Renault will introduce a pair of new crossover SUV models starting with a new small model based on the Nissan Qashqai in 2015.
“We have a lot of road to catch up to have a full line-up of crossovers,” he said. “We’re very late, but thankfully the crossovers that we are doing are very successful, the Captur is the first example.
“Early next year we’ll be launching a C-segment crossover, which will be based on the Qashqai,” he said.
CarAdvice has shown you spy images of that new model in the past, and there was an indication at the time that it would be the replacement for the ageing Koleos.
Indeed, Renault Australia had confirmed the new SUV would be on sale here by 2016. But the French brand wasn’t talking about the Qashqai-based model pictured, which Renault Australia managing director Justin Hocevar said in Paris will not be sold here.
“No, at this point in time we probably don’t [need it],” he said.
“Core models, as I said, is leveraging our strengths in B and C hatch in particular – so we want to continue to grow those as volume lines,” said Hocevar, referring to the Clio light car and the larger Megane hatch.
“We’re aware of it, we’ve looked at a business case on it, but it’s very interesting that in Australia when you look at the inflow and outflow of where people are coming from and the demographic between particularly C and upper C … there’s a lot of crossover,” he said.
“From an SUV point of view we’ve obviously had Koleos sat in that sort of upper end of the C-segment,” Hocevar said. “I would say that the next generation of Koleos is upper C to early D.
“We’re looking at a very strong product with [the larger SUV], very strong design. As strong as van den Acker’s designs have been with Clio and Captur, I think we’ll see similar strong designs in those other segments,” he said.
But that doesn’t change the fact that Renault Australia has ruled out an SUV model in one of the fastest growing sectors of the market, in what appears to be a way of protecting its other vehicles.
Both the Clio – which was introduced in 2013 – and the Megane – which has just been updated with a new engine and transmission as well as additional equipment – out-sell the Koleos, but the appetite for an SUV in the Renault range is obviously there, as it is the oldest model in the range and still manages to lure one in six Renault customers.
“We’re only at 1 per cent market share. So at the moment it’s a little bit about less is more,” he said. “If we had more market share, more dealers, more volume, I would say that it would be a much easier consideration. But I’m just hesitant to do too much too soon.
“Model diversity, over-proliferation of our product portfolio when we’re still relatively small just means splitting our commercial means – our own resources, our own people – over too much. I’d rather be good at fewer models,” Hocevar said.
The name for the next-generation D-segment SUV that will effectively replace the Koleos (pictured above) is not yet confirmed. It is possible that the nameplate will be dropped, according to Hocevar.

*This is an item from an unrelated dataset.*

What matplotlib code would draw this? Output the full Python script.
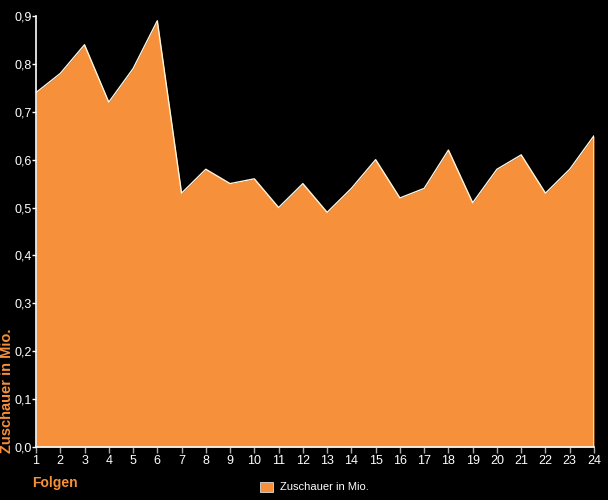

“There’s no clear indication either way whether it will retain the name or not. That actually hasn’t even been a discussion yet,” he said.
The French brand’s design chief hinted that the decision on the name for the new larger model had already been made.
“I think the Koleos will phase out,” van den Acker said. “Koleos is one of those cars that’s nearly in between segments, you know. It’s not a very clear position.
“Sometimes that can be an advantage, and sometimes it can be a disadvantage, because people don’t know what to compare it to,” he said, indicating that was a problem for the current Koleos model.
“I remember in my Mazda days, the CX-7 was like that. Everybody loved it, but it’s neither a C- or a D-[segment SUV], and then it finds itself in no-man’s land. Mazda is now correcting its strategy with doing a CX-5 that is clearly a C-segment crossover,” he said.
“For me, the Koleos – it makes much more sense to use the alliance platform, and the [current] Koleos is not an alliance platform. But we’ll end up with a B-segment crossover – Captur – and C-segment, and a D-segment.”
Both of those vehicles are based on the same Common Module Family (CMF1) modular platform, meaning – as with the X-Trail – the new larger model could have both five- and seven-seat layouts.
“We are trying to share the platforms. We’re looking to the alliance bin to share the platforms – so it would make sense [to share with X-Trail],” van den Acker said.
When asked if there will be a three-row version – which would be great for markets like Australia that miss out on the newly-revealed left-hand-drive Espace seven-seater – van den Acker hinted that could be the case.
“Not necessarily - could be. Let’s keep one secret,” he said.
The obvious question remained about a larger SUV from Renault – namely a spinoff of the Pathfinder model built in the US and sold in Australia as a rival to the likes of the Toyota Kluger.
“I think Pathfinder is mainly for the US,” van den Acker said. “I think if we have a C and a D, that would be a good start.”